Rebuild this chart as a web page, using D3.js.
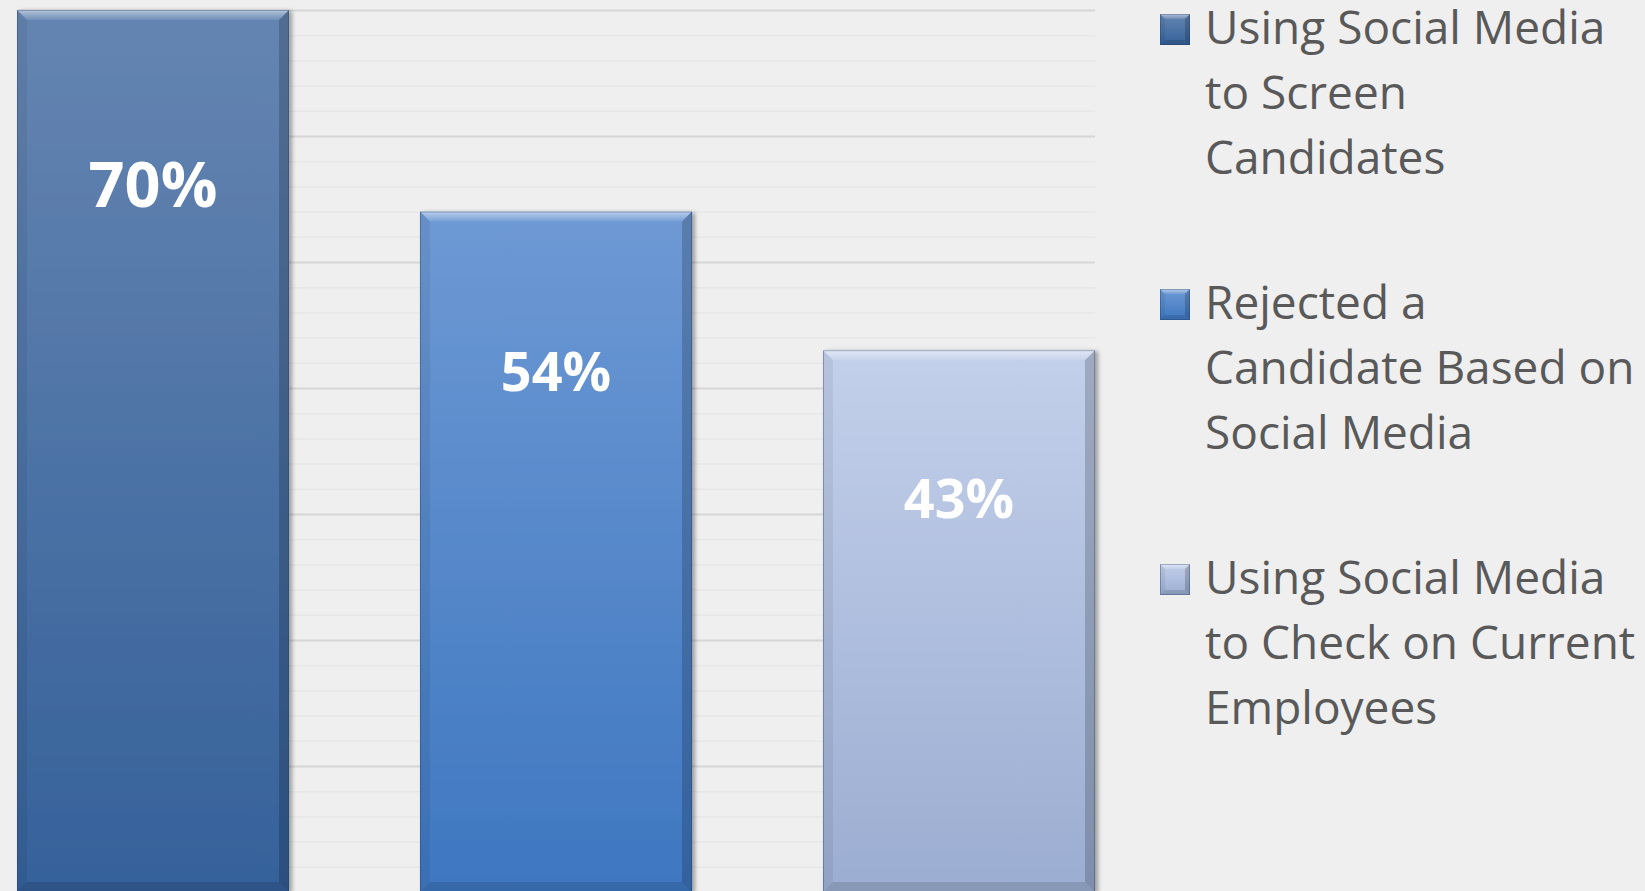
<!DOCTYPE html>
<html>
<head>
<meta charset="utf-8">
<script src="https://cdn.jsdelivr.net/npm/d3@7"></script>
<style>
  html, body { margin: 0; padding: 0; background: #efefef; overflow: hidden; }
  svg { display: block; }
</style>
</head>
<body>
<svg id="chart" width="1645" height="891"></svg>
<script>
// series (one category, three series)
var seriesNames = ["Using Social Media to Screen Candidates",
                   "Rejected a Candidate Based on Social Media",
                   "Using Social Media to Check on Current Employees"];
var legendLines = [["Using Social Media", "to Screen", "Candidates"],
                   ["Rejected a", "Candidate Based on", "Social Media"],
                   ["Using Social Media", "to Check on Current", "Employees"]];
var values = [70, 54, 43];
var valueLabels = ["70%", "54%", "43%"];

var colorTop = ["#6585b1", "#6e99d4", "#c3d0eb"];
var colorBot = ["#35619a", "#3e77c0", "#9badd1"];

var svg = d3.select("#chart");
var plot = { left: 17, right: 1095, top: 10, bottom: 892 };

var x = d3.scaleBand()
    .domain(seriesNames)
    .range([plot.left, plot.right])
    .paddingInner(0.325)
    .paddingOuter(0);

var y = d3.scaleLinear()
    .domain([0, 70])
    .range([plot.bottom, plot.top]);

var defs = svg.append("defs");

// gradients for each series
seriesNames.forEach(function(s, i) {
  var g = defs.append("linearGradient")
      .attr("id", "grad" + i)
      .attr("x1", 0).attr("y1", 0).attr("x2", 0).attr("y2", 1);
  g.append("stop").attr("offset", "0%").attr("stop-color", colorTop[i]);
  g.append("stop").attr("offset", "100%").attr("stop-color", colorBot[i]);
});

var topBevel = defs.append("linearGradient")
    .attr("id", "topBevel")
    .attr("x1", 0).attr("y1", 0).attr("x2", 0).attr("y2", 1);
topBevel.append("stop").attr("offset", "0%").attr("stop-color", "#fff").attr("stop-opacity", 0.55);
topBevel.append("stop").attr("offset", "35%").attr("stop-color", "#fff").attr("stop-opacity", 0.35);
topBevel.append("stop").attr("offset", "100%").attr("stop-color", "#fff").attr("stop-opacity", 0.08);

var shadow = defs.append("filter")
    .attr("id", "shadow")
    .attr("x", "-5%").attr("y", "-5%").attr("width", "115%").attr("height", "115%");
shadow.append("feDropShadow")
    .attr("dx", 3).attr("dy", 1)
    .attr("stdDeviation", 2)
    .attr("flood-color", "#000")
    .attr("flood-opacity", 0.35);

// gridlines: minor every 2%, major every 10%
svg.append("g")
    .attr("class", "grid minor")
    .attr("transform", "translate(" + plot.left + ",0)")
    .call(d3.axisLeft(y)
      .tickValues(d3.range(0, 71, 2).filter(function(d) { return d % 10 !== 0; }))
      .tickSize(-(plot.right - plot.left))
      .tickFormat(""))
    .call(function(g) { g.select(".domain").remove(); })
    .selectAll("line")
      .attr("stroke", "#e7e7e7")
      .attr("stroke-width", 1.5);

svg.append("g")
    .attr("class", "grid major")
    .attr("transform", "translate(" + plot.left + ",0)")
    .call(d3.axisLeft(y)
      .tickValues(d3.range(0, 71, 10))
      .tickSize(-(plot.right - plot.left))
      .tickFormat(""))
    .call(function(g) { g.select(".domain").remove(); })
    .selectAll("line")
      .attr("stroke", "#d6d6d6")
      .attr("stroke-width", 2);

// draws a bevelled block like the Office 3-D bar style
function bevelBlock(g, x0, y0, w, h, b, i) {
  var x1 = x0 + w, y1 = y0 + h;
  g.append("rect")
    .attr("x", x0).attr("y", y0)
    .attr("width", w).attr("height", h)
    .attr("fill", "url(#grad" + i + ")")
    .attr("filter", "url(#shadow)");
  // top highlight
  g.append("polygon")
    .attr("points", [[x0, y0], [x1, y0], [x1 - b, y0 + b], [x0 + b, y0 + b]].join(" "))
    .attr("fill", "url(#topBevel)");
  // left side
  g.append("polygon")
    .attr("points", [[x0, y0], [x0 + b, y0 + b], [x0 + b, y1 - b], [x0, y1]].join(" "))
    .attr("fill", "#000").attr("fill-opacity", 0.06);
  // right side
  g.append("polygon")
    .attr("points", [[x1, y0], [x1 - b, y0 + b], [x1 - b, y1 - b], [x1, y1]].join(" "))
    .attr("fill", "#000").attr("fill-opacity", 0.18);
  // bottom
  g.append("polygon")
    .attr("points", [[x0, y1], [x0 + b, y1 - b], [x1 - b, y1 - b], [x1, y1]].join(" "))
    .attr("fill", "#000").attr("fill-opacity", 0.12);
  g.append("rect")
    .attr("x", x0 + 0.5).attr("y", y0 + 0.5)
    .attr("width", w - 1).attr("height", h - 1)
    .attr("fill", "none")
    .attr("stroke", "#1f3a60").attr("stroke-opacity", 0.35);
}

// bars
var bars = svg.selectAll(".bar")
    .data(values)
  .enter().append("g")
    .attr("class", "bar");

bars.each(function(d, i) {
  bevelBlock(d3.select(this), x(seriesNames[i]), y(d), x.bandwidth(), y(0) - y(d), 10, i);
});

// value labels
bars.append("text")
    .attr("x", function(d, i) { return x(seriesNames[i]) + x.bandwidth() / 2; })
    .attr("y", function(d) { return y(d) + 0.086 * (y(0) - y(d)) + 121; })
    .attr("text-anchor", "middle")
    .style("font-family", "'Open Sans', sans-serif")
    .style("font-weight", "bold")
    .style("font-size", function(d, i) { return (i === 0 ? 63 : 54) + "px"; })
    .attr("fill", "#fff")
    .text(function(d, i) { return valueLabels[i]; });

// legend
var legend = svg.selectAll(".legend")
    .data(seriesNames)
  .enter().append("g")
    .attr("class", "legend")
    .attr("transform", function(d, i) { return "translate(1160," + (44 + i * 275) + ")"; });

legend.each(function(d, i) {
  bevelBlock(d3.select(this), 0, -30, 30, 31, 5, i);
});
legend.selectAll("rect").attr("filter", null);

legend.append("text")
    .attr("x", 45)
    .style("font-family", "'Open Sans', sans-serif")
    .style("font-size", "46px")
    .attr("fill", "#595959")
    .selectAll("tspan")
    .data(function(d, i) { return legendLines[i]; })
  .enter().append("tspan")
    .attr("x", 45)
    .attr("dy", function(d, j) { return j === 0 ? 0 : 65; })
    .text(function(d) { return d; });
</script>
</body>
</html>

- - - -

● EXERCISE PROMPT: Filter the listing above for the string "this" and copy every matching line.

● TASK ANSWER:
Rebuild this chart as a web page, using D3.js.
  bevelBlock(d3.select(this), x(seriesNames[i]), y(d), x.bandwidth(), y(0) - y(d), 10, i);
  bevelBlock(d3.select(this), 0, -30, 30, 31, 5, i);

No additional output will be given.